You want to have at least three hackathons for three main reasons: 1) You won’t catch everyone in a given day. 2) You won’t catch everything in a given day. 3) You need time to iterate and incorporate feedback. 

Individual preparation

Hackathon #1 needs to focus on the use-case level. For example, you want someone to test a car by driving to a specific location. During hackathon #1, you give them GPS and detailed instructions.

For Hackathon #2, the task is the same, but instead of GPS and instructions, you give them a road atlas and some verbal directions. Hackathon #2 is more of a guided, end-to-end test.

Hackathon #3 is a true, open-ended usability test. Hand them the car keys and tell them to get to the destination. The goal of hackathon #3 is to determine whether, without any specific guidance, the user can easily achieve the objective using the product. This allows them to spend more time exploring and comprehensively stress-testing the application.

Tasks for all hackathons

The hackathon management team needs to have real-time visibility into what people are doing – either recording the sessions or via “feet on the ground” – when in-person hackathons come back. The managers should anticipate and prepare for questions related to the hackathon tasks but should also “hold back” guidance to make sure they don’t interfere with the process they are trying to test.

For all hackathons, prepare a way to measure results. Results come in two flavors, supervised and unsupervised metrics. Unsupervised metrics include basic system metrics, such as request latency, error rates, etc. Supervised metrics include data collected from the participants as well as more qualitative feedback, such as time to complete each step, individual videos of use-case execution, comments, complaints, and exit interviews.

Hackathon #1

The first hackathon should be small. Consider hackathon #1 to be your initial product focus group. You may have the most amazing back-end technology, but that’s pretty useless if no one can leverage it. The focus of the first hackathon should be usability.

The task should provide a “sample” of what the participants should expect to accomplish at the end. Can they get there? Is the product easy to use? Difficult? Was a user able to achieve what the UX manager set out to do?

Hackathon #2

The second hackathon needs to consist of a large crowd, the bigger the better. Again, make it simple by asking them to accomplish a specific task, but more complex than the first one. One goal of the second hackathon is to test performance. If it slows down when only an internal group is using it, degradation of performance will be an even greater issue when it’s being used by the “general” public.

Hackathon #3

Outcomes are tested during hackathon #3. Instead of assigning a single task, the hackathon manager needs to provide a series of objectives, without going into detail what the end products should look like. The results then need to be examined to make sure the teams could accomplish the individual objectives.

Post-hackathon analyses

While the hackathon easily allowed for supervised metrics, the real metrics come after the hackathon is over.

How useful is the product for the long-term? While some software is completely unique, with no other options on the market, most applications have alternatives. Once the hackathon is over, the product development team needs to track usage. Did the participants continue to use the product once the hackathon is over? Is it delivering results for them?

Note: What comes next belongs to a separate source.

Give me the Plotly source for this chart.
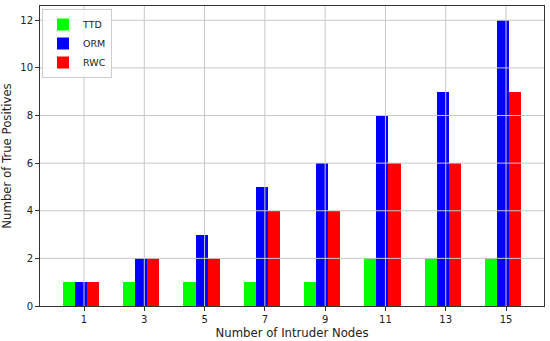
import numpy as np
import plotly.graph_objects as go

categories = ["1", "3", "5", "7", "9", "11", "13", "15"]
ttd = [1, 1, 1, 1, 1, 2, 2, 2]
orm = [1, 2, 3, 5, 6, 8, 9, 12]
rwc = [1, 2, 2, 4, 4, 6, 6, 9]
y_ticks = [0, 2, 4, 6, 8, 10, 12]

pos = np.arange(len(categories))
width = 0.2
series = [("TTD", ttd, "#00ff00", -0.25), ("ORM", orm, "#0000ff", -0.05), ("RWC", rwc, "#ff0000", 0.15)]

fig = go.Figure()
for name, vals, color, off in series:
    fig.add_trace(go.Bar(x=pos + off, y=vals, width=width, name=name,
                         marker=dict(color=color, line=dict(width=0))))

xr = [-0.35 - 0.38, 7.25 + 0.38]
yr = [0, 12.6]
grid = dict(color="#c8c8c8", width=1)
for p in pos:
    fig.add_shape(type="line", xref="x", yref="paper", x0=p, x1=p, y0=0, y1=1, line=grid, layer="above")
for t in y_ticks[1:]:
    fig.add_shape(type="line", xref="paper", yref="y", x0=0, x1=1, y0=t, y1=t, line=grid, layer="above")

axis_common = dict(showline=True, linecolor="#333333", linewidth=1, mirror=True,
                   ticks="outside", ticklen=4, tickcolor="#333333", showgrid=False,
                   zeroline=False, automargin=False, tickfont=dict(size=10, color="#222222"))
fig.update_layout(
    width=550, height=341,
    margin=dict(l=40, r=6, t=6, b=35),
    paper_bgcolor="white", plot_bgcolor="white",
    font=dict(family="DejaVu Sans", color="#222222"),
    barmode="overlay", bargap=0,
    xaxis=dict(range=xr, tickvals=list(pos), ticktext=categories,
               title=dict(text="Number of Intruder Nodes", font=dict(size=11.7), standoff=4),
               **axis_common),
    yaxis=dict(range=yr, tickvals=y_ticks,
               title=dict(text="Number of True Positives", font=dict(size=11.7), standoff=6),
               **axis_common),
    legend=dict(x=0.004, y=0.99, xanchor="left", yanchor="top",
                bgcolor="rgba(255,255,255,0.8)", bordercolor="#cccccc", borderwidth=1,
                font=dict(size=9.5), itemwidth=30, tracegroupgap=0),
    showlegend=True,
)
fig.write_html("out.html", post_script="document.body.style.margin='0';",
               config={"displayModeBar": False})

Or did they use it for the hackathon and never log in again?

Each member of the development team is working on a specific task, in a silo, during the product development process. With the hackathon, they get the opportunity to see what their peers have accomplished and get introduced to the big picture, the full end result of their work.

While the hackathons help drive success for individual products, having hackathons as a regular part of the product stress testing reinforces the big picture to the entire team.